In a world where many clients have been judged, pressured, or “fixed,” showing genuine curiosity about what keeps them where they are can build something essential: trust. When I demonstrate that I won’t push or persuade, clients often open up. They feel safe enough to explore both sides of their ambivalence—sharing the costs of staying the same or hopes they quietly hold for change. In these moments, change talk arises not because I’ve evoked it but because the client feels safe enough to voice it.
Even when a client has moved into later stages of change, I pay close attention to any return of sustain talk. When it resurfaces, I gently return to the engaging task, making room for the client to explore what’s still unresolved. We give the status quo the attention it deserves—not to reinforce it, but to honor its role in the client’s story. From there, we return to evoking change talk, now with more clarity and trust.
At its core, MI is a method for evoking change talk and strengthening motivation.
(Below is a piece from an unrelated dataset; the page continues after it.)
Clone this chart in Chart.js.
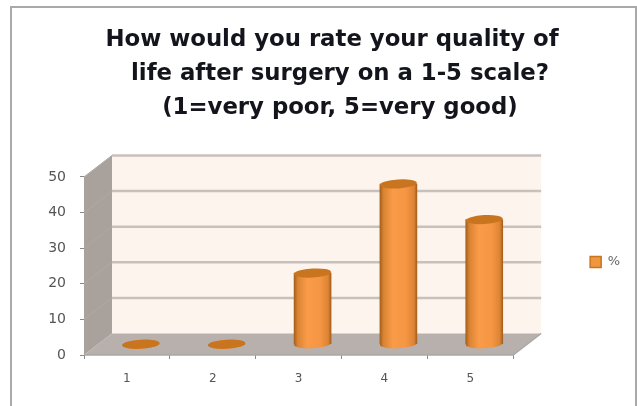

But that doesn’t mean we ignore sustain talk or avoid decisional balance. Used skillfully, they can deepen rapport, model respect, and create the safety needed for authentic exploration. I’m encouraged by this evolving understanding within the MI community. It reflects what I’ve seen in my practice: that sometimes, the way forward begins by standing still—with empathy, curiosity, and a willingness to walk alongside.